■ **Prompt**: Find and copy each line of the records where the string "diagram" shows up.

## Begin Dataset

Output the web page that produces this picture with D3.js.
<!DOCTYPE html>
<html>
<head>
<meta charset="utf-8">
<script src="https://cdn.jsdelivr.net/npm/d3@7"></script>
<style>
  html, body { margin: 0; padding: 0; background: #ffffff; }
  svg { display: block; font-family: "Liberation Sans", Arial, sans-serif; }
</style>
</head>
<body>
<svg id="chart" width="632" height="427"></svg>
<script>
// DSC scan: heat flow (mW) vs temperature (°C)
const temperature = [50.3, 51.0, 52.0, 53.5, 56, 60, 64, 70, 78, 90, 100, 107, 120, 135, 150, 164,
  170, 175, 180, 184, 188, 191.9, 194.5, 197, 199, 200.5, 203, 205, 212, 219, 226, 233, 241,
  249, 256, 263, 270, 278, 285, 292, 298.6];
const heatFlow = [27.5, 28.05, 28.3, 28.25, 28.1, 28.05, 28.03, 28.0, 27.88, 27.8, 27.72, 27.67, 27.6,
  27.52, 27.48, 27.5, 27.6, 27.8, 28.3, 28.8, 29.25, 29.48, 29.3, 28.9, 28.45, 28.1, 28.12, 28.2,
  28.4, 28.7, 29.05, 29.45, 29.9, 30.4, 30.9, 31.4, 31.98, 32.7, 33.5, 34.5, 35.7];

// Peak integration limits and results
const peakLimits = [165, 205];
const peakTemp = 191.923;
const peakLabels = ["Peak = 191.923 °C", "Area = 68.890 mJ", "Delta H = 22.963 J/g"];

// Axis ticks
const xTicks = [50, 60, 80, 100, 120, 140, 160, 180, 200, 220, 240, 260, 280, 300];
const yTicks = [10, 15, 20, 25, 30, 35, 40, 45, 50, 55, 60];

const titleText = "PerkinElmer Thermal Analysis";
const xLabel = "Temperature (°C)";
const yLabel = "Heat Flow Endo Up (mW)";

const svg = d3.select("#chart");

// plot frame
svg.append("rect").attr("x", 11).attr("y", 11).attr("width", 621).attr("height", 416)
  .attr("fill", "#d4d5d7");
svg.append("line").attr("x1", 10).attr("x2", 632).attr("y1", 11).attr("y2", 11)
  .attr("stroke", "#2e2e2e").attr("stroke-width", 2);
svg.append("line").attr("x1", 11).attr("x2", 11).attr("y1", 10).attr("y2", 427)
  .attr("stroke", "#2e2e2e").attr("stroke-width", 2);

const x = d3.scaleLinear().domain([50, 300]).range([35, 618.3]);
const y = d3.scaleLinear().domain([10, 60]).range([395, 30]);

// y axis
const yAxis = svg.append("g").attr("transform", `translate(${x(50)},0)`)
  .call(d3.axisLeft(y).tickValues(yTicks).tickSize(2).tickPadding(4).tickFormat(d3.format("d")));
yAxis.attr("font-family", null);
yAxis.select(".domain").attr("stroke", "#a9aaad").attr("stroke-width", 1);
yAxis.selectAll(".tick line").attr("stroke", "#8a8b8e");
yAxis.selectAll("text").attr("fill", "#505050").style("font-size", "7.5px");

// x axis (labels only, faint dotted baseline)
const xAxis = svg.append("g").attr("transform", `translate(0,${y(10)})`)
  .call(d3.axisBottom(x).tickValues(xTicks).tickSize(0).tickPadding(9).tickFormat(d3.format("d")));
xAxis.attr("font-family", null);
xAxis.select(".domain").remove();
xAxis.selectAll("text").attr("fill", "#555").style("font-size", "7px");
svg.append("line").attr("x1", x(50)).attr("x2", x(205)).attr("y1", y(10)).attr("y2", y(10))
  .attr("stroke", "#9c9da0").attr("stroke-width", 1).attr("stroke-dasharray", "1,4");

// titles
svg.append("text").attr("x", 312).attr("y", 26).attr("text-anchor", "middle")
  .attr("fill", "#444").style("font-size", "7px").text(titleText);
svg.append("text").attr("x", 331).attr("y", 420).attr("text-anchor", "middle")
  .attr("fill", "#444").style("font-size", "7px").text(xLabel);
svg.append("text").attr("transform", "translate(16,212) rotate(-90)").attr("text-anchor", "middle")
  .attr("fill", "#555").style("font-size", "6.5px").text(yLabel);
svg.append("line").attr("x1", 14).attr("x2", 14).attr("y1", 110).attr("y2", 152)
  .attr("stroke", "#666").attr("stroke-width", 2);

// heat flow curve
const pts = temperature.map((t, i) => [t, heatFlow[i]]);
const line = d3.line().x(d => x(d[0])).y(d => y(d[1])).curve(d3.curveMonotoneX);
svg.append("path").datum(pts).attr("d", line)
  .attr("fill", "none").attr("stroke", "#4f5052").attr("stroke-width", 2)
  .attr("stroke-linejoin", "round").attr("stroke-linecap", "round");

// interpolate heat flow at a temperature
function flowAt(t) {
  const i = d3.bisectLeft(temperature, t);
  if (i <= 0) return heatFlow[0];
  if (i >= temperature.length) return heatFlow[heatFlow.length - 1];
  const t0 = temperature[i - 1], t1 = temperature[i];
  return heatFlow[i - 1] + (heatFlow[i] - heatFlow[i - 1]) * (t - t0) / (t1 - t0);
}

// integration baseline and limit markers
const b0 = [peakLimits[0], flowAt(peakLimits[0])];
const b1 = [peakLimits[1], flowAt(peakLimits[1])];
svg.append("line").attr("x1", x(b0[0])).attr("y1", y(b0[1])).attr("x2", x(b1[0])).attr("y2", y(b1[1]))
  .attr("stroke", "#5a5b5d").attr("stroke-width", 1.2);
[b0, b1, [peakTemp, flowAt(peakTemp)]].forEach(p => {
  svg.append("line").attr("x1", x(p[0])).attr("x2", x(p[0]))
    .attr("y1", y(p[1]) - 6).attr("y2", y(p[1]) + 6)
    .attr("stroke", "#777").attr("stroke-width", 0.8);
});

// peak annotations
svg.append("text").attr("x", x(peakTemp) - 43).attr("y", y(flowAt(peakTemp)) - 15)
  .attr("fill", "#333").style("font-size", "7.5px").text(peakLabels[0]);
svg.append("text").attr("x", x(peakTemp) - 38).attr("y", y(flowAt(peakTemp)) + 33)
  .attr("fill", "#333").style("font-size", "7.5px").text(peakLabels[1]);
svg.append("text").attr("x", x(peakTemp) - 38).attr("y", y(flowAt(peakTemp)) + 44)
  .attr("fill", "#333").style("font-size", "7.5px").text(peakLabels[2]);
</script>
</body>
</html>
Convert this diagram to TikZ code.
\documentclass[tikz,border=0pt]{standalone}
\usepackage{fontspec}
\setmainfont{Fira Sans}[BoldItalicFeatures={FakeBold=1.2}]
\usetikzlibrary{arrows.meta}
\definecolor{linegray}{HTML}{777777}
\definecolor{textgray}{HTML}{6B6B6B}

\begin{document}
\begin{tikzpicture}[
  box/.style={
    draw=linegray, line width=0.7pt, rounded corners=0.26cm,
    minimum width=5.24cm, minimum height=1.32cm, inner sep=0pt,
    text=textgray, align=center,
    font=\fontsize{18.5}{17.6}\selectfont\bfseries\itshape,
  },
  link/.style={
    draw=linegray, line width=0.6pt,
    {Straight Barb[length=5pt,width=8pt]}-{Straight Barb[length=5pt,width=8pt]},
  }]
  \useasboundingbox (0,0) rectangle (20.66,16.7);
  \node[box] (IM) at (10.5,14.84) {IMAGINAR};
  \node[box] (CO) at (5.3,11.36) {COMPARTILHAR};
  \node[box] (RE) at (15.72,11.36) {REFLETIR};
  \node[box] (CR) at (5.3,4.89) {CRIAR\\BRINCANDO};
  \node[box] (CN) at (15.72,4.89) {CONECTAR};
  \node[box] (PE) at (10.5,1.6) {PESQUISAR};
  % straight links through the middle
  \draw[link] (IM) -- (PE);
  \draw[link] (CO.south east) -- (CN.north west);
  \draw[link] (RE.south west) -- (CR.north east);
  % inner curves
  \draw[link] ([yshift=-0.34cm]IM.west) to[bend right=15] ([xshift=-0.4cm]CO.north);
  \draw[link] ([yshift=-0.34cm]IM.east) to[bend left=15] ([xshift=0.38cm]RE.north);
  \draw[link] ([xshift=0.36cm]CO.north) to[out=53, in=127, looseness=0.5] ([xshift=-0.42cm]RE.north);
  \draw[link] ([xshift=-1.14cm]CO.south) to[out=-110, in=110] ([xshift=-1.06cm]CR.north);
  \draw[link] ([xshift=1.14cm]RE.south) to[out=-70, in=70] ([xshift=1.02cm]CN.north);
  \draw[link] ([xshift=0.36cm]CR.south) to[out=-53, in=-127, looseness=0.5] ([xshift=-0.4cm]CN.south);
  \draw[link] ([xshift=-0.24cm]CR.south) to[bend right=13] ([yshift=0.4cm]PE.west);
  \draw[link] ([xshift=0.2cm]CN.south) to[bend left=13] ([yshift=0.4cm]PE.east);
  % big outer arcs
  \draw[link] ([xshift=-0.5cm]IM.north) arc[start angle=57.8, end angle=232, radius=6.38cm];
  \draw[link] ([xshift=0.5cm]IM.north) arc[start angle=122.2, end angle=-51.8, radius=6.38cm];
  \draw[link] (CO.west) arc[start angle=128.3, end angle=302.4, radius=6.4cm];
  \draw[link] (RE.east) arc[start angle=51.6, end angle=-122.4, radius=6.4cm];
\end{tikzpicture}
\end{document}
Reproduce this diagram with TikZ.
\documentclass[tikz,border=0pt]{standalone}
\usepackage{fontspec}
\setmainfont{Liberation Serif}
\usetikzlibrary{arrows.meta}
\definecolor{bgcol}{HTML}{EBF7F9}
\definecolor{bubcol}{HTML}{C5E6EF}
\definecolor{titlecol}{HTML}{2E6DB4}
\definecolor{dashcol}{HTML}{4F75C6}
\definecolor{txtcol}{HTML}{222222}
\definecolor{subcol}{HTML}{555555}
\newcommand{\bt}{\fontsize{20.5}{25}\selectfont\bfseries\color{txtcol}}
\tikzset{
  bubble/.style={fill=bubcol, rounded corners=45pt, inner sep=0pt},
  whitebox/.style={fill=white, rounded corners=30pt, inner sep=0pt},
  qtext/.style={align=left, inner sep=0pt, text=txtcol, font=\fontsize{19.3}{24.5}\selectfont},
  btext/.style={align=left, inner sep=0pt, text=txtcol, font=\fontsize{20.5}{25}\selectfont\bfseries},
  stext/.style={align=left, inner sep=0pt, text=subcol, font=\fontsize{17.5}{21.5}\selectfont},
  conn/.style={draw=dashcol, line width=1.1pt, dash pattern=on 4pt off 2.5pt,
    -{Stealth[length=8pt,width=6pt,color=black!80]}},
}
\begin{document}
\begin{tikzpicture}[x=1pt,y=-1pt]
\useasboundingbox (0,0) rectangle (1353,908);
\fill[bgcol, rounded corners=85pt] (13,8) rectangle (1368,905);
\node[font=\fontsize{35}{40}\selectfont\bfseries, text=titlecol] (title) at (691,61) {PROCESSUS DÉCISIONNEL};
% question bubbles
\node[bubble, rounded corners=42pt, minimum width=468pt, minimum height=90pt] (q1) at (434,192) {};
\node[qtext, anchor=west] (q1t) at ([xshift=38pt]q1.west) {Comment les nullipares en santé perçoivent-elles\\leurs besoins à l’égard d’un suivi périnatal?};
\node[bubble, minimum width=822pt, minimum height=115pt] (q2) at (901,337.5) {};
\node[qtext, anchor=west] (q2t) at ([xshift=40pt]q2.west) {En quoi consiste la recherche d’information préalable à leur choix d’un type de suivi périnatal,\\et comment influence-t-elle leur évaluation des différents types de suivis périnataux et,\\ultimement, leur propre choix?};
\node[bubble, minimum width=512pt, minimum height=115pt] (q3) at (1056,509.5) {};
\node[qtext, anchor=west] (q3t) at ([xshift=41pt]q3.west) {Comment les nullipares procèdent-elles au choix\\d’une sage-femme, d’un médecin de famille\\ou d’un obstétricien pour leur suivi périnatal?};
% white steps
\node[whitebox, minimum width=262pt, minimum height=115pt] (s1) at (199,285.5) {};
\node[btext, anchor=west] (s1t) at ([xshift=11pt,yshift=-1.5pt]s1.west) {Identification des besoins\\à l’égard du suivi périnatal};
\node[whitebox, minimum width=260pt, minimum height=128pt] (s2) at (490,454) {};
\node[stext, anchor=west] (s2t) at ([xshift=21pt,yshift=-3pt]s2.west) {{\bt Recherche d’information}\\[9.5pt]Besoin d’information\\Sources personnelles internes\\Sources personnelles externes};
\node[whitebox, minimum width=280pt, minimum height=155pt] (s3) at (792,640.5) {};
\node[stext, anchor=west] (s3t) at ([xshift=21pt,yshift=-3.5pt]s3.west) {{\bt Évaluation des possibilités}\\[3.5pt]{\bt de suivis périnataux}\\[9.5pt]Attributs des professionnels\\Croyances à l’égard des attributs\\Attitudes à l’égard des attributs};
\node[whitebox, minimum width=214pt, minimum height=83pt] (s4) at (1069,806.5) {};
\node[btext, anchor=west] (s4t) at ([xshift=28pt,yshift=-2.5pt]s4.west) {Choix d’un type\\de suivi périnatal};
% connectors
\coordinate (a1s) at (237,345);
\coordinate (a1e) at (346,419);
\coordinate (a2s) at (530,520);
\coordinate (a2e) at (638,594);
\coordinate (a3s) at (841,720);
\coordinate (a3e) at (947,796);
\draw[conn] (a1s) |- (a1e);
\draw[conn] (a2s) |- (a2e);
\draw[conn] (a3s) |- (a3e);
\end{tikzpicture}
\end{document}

## End Dataset

■ **Response**:
Convert this diagram to TikZ code.
Reproduce this diagram with TikZ.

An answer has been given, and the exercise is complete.